I’ve been threatening to take a day and dedicate to some kind of remembrance of my father. For whatever reason, I haven’t gotten around to doing that but I think Thanksgiving would provide an opportune moment to do so. Stevie and Becca will be with family in Portage so I’ll have the house to myself. I can just sit around and look at pictures -- think of him. (And of him in me.)

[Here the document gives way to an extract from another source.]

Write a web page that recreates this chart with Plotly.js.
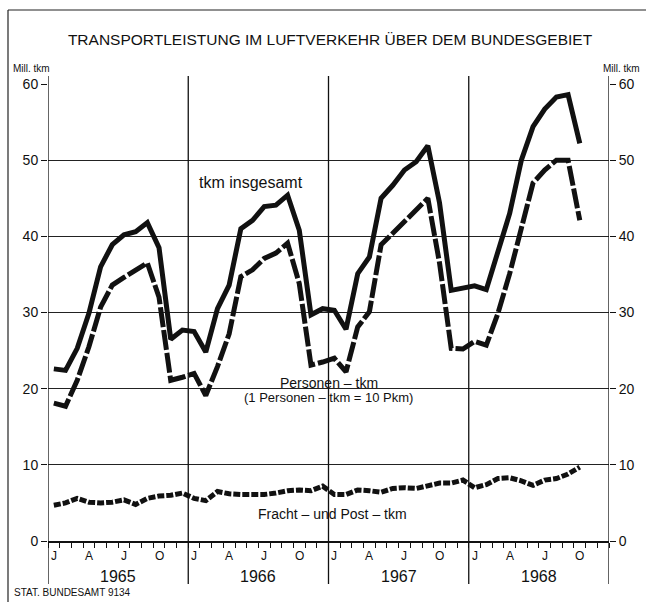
<!DOCTYPE html>
<html><head><meta charset="utf-8">
<script src="https://cdn.plot.ly/plotly-3.0.1.min.js"></script>
<style>html,body{margin:0;padding:0;background:#fff}#c{width:646px;height:602px}</style>
</head><body><div id="c"></div>
<script>
// Monthly values, Jan 1965 – Oct 1968 (Mill. tkm)
const years = ['1965','1966','1967','1968'];
const monthLetters = ['J','A','J','O']; // Jan, Apr, Jul, Oct
const monthLetterIdx = [0,3,6,9];
const total = [22.6,22.4,25.3,29.9,36.0,38.9,40.2,40.6,41.8,38.5,26.5,27.7,
  27.5,24.8,30.5,33.6,41.0,42.1,43.9,44.1,45.4,40.8,29.7,30.5,
  30.3,27.8,35.1,37.3,45.0,46.7,48.7,49.8,51.9,44.4,32.9,33.2,
  33.5,33.0,37.8,43.0,50.0,54.4,56.7,58.3,58.6,52.2];
const personen = [18.1,17.7,21.1,25.5,30.7,33.6,34.6,35.6,36.5,32.0,21.1,21.5,
  22.0,19.1,22.9,27.2,34.7,35.6,37.1,37.8,39.1,33.8,23.1,23.5,
  24.0,22.2,28.1,30.1,38.9,40.4,41.9,43.5,45.0,36.5,25.3,25.2,
  26.2,25.7,29.9,35.1,41.3,47.0,48.7,50.0,50.0,42.1];
const fracht = [4.7,5.0,5.6,5.1,5.0,5.1,5.4,4.8,5.6,5.9,6.0,6.3,
  5.6,5.3,6.5,6.2,6.1,6.1,6.1,6.3,6.6,6.7,6.6,7.2,
  6.1,6.1,6.7,6.6,6.4,6.9,7.0,6.9,7.3,7.6,7.6,8.0,
  7.0,7.4,8.2,8.3,7.9,7.3,8.0,8.2,8.8,9.7];
const yTicks = [0,10,20,30,40,50,60];

const W=646,H=602, L=48, R=37, T=84, B=61;
const pw=W-L-R, ph=H-T-B;
const px=x=>(x-L)/pw, py=y=>(H-B-y)/ph;
const FONT="'Liberation Sans Narrow','Liberation Sans',Arial,sans-serif";
const C='#111';
const xs = total.map((_,i)=>i+0.5);
const nMonths = years.length*12;

const traces = [
  {x:xs, y:total, mode:'lines', line:{color:C,width:5}, hoverinfo:'skip'},
  {x:xs, y:personen, mode:'lines', line:{color:C,width:5,dash:'20px,3px'}, hoverinfo:'skip'},
  {x:xs, y:fracht, mode:'lines', line:{color:C,width:5,dash:'7px,2px'}, hoverinfo:'skip'},
  {x:[0], y:[0], xaxis:'x', yaxis:'y2', mode:'markers', marker:{opacity:0}, hoverinfo:'skip'}
];

const shapes=[];
for(let i=0;i<=years.length;i++){
  shapes.push({type:'line',xref:'x',yref:'paper',x0:i*12,x1:i*12,y0:py(584),y1:py(76),line:{color:C,width:1.3}});
}
// outer frame (left + top)
shapes.push({type:'line',xref:'paper',yref:'paper',x0:px(8),x1:px(8),y0:py(602),y1:py(10),line:{color:'#222',width:1.2}});
shapes.push({type:'line',xref:'paper',yref:'paper',x0:px(8),x1:px(646),y0:py(10),y1:py(10),line:{color:'#222',width:1.2}});

const A=(text,x,y,xref,yref,size,extra)=>Object.assign({text,x,y,xref,yref,showarrow:false,xanchor:'center',yanchor:'middle',font:{size,family:FONT,color:C}},extra||{});
const ann=[
  A('tkm insgesamt',17.4,47.1,'x','y',16),
  A('Personen – tkm',24.0,20.8,'x','y',14),
  A('(1 Personen – tkm = 10 Pkm)',24.0,18.8,'x','y',13),
  A('Fracht – und Post – tkm',24.3,3.6,'x','y',14),
  A('Mill. tkm',px(11),py(68),'paper','paper',10,{xanchor:'left'}),
  A('Mill. tkm',px(642),py(68),'paper','paper',10,{xanchor:'right'}),
  A('STAT. BUNDESAMT 9134',px(12),py(592),'paper','paper',10,{xanchor:'left'})
];
years.forEach((yr,i)=>{
  ann.push(A(yr,i*12+6,py(576),'x','paper',16));
  monthLetterIdx.forEach((m,k)=>ann.push(A(monthLetters[k],i*12+m+0.5,py(556),'x','paper',12)));
});

const layout={
  width:W,height:H,margin:{l:L,r:R,t:T,b:B},
  paper_bgcolor:'#fff',plot_bgcolor:'#fff',showlegend:false,
  title:{text:'TRANSPORTLEISTUNG IM LUFTVERKEHR ÜBER DEM BUNDESGEBIET',x:px(330),xanchor:'center',y:1-40/H,yanchor:'middle',xref:'paper',font:{size:15.5,family:FONT,color:C}},
  xaxis:{range:[0,nMonths],tickmode:'linear',tick0:0,dtick:1,ticks:'outside',ticklen:5,tickcolor:C,tickwidth:1,showticklabels:false,showgrid:false,zeroline:false,showline:true,linecolor:C,linewidth:1.5},
  yaxis:{range:[0,60],tickmode:'array',tickvals:yTicks,ticks:'outside',ticklen:6,tickcolor:C,showgrid:true,gridcolor:'#222',gridwidth:1,zeroline:false,showline:false,tickfont:{size:14,family:FONT,color:C}},
  yaxis2:{overlaying:'y',side:'right',anchor:'x',range:[0,60],tickmode:'array',tickvals:yTicks,ticks:'outside',ticklen:6,tickcolor:C,showgrid:false,zeroline:false,showline:false,tickfont:{size:14,family:FONT,color:C}},
  shapes:shapes,annotations:ann
};
Plotly.newPlot('c',traces,layout,{staticPlot:true});
</script></body></html>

After finishing The Power of Black Music earlier this week, I had this urge to explore my heritage. The author was black and the book was obviously much more than a mere academic exercise for him. It was about his culture, about his people – it was about him. Before that, I had read Bill Malone’s Don’t Get Above Your Raisin’ so my brain box was inundated with ideas of culture, how it changes, and notions of how it gives a sense of place. It got me thinking of trying to find some discipline and actually undertake an exploration of a bit of my heritage. I’m a bit of a mutt so I would have to choose one of four bloodlines: German, English, Ruthenian (Rusyn), and Polish. Right now I’m leaning towards all things Polish. Not only do I already have an album of Polish folk music, but that Polish deli opened up on Monroe Street. It would be fun to explore the music more thoroughly and expand my Polish culinary bounds beyond pierogi, bigos, and various sweet treats such as kolacky. Plus I could avail myself of the opportunity to learn a spot of the language. After all, I do have a Polish for Beginngers type book. Perhaps, after I learn some conversational Polish, I can head down to Chicago and try it out on those hotties at all those delis and bakeries on Milwaukee Street by my mom’s place. No doubt I’d get a lot of short red roses. I suppose this would also mean that I’d have to start reading Stanislaw Lem – just not in the original quite yet.